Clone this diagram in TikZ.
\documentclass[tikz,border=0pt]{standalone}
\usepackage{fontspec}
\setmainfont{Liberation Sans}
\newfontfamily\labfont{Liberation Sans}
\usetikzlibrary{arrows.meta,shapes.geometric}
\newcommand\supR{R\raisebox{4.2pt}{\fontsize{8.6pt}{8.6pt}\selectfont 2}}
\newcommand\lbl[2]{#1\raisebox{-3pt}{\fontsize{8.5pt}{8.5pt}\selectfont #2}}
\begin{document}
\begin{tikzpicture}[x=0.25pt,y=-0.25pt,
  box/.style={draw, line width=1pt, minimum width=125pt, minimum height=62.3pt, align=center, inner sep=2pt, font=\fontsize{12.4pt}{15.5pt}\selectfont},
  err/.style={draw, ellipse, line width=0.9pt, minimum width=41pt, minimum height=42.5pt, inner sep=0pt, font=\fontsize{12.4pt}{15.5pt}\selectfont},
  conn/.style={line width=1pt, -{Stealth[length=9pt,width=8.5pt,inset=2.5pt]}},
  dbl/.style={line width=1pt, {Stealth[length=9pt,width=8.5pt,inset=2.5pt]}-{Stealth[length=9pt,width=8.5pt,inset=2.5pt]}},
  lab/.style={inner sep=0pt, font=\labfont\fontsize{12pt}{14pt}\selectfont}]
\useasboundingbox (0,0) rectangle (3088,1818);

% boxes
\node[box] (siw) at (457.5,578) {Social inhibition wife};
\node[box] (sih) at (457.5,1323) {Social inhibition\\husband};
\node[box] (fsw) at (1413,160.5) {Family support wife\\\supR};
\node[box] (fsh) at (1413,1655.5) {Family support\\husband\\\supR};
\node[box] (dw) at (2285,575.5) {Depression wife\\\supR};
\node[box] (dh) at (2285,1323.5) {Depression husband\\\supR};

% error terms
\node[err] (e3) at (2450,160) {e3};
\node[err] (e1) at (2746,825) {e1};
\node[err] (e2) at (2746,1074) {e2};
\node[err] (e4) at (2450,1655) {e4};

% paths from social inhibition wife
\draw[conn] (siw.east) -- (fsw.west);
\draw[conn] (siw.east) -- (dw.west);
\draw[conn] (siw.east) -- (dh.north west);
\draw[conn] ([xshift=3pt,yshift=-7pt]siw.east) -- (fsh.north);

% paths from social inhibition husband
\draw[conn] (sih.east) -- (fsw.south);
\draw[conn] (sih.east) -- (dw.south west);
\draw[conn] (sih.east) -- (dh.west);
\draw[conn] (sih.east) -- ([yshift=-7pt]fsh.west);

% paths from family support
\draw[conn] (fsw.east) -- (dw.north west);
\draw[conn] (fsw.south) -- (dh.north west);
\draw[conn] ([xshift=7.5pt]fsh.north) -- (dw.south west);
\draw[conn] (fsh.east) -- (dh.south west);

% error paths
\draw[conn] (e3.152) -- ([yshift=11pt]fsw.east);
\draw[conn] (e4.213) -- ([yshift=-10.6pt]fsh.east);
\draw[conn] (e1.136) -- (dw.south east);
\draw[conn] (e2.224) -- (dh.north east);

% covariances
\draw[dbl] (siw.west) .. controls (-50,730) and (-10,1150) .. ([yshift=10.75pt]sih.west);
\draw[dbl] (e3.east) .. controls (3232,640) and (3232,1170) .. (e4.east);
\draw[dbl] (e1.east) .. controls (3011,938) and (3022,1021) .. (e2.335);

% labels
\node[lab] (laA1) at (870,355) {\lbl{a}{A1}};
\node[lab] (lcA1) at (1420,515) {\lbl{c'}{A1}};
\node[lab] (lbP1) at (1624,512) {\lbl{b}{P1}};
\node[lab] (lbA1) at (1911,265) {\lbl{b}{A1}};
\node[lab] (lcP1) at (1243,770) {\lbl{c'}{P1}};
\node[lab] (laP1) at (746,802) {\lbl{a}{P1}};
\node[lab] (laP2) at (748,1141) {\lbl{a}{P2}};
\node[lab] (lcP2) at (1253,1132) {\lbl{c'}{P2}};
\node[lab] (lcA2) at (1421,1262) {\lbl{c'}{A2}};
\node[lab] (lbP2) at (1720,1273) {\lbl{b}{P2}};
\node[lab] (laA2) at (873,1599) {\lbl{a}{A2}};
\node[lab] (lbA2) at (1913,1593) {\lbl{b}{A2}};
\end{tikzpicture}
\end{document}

_ _ _

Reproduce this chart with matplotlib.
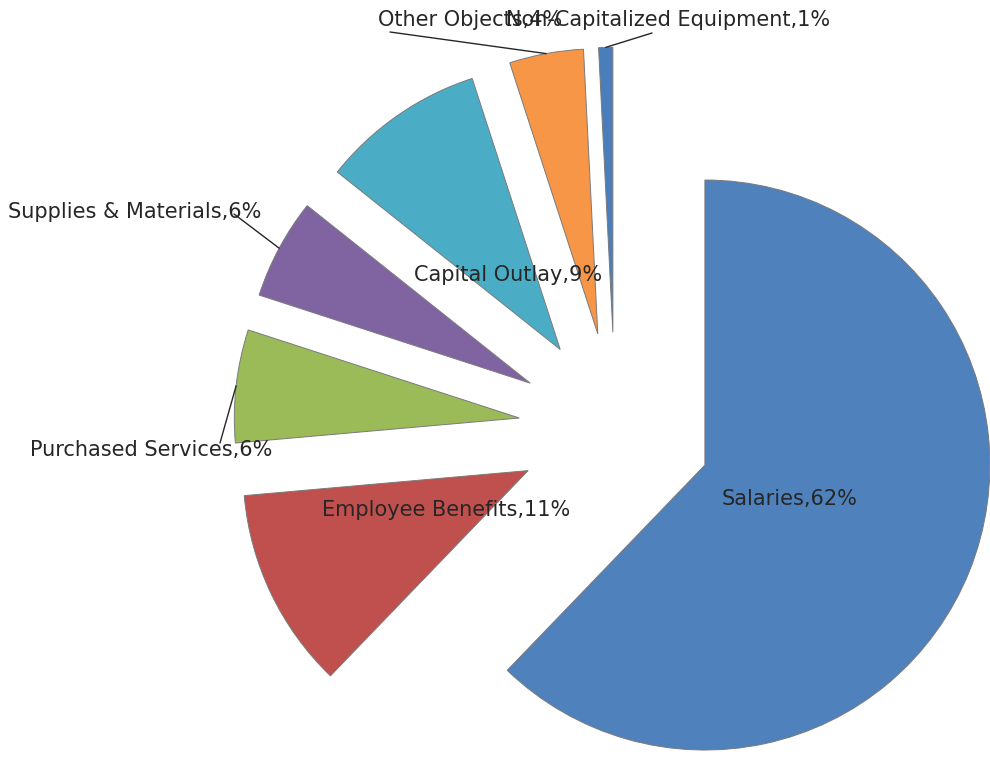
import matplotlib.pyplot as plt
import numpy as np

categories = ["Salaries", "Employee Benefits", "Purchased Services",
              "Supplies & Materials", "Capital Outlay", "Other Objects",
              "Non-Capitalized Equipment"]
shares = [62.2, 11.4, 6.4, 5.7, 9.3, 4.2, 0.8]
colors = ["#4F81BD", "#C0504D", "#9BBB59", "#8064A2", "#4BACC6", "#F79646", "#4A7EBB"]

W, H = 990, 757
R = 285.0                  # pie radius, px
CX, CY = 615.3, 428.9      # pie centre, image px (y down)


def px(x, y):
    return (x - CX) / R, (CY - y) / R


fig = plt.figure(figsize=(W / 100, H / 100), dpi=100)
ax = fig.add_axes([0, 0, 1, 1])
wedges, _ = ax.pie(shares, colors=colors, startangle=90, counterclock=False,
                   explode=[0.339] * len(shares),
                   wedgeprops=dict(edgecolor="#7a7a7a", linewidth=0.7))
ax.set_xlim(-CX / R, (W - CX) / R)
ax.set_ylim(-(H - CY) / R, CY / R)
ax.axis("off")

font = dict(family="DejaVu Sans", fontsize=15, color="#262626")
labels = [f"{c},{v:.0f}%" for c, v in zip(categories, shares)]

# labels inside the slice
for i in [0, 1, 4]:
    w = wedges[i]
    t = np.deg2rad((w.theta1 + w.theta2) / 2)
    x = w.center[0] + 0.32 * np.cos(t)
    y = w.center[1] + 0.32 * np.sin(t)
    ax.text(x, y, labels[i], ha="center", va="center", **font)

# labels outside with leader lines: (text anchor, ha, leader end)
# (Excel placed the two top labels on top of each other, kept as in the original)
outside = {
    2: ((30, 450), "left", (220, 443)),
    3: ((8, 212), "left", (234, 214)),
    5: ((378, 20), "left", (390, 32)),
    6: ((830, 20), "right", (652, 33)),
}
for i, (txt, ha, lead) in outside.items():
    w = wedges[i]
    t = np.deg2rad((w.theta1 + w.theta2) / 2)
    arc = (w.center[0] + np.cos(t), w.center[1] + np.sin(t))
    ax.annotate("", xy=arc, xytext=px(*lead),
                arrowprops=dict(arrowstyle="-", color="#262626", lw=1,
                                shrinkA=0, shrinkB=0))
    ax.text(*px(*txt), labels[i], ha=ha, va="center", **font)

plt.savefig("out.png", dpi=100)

_ _ _

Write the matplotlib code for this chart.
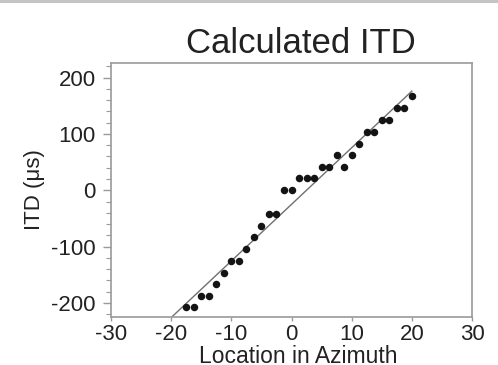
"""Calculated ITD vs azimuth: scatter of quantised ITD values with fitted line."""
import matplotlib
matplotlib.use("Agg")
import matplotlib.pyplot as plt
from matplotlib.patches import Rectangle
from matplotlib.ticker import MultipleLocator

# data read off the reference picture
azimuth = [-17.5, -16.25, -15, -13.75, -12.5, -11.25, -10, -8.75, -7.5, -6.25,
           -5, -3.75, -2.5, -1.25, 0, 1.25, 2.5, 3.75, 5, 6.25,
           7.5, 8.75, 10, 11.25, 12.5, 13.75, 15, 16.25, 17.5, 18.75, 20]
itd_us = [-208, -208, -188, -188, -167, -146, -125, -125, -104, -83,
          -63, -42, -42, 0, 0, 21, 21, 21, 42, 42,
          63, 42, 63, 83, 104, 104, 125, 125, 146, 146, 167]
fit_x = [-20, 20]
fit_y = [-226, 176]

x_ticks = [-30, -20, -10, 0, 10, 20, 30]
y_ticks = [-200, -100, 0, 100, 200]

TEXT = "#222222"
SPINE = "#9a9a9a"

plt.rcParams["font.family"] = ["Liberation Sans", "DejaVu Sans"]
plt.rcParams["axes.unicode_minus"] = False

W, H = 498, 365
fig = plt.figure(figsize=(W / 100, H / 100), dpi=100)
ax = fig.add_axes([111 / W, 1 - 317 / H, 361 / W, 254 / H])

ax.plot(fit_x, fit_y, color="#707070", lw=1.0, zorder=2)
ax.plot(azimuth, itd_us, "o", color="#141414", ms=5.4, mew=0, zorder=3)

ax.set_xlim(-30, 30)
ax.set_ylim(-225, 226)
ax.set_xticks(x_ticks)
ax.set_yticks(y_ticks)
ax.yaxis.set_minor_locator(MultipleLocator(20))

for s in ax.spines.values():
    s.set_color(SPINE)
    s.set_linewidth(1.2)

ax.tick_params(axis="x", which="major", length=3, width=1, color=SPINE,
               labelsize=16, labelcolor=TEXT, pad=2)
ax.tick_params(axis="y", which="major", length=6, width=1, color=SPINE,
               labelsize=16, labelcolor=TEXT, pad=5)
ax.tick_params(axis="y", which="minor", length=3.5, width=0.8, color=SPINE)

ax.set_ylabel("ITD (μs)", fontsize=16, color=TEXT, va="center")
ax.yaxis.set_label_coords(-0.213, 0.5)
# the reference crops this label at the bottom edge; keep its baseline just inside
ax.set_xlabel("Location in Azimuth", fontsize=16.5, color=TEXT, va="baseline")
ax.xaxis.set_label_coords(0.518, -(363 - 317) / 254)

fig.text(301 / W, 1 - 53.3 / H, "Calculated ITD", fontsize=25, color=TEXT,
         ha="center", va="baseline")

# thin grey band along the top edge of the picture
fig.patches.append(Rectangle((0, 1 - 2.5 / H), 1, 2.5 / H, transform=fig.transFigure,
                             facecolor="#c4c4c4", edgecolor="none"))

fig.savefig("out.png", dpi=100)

_ _ _

AIM: Copy, from the material, each line that holds the string "with".

OUTPUT:
Reproduce this chart with matplotlib.
# labels outside with leader lines: (text anchor, ha, leader end)
"""Calculated ITD vs azimuth: scatter of quantised ITD values with fitted line."""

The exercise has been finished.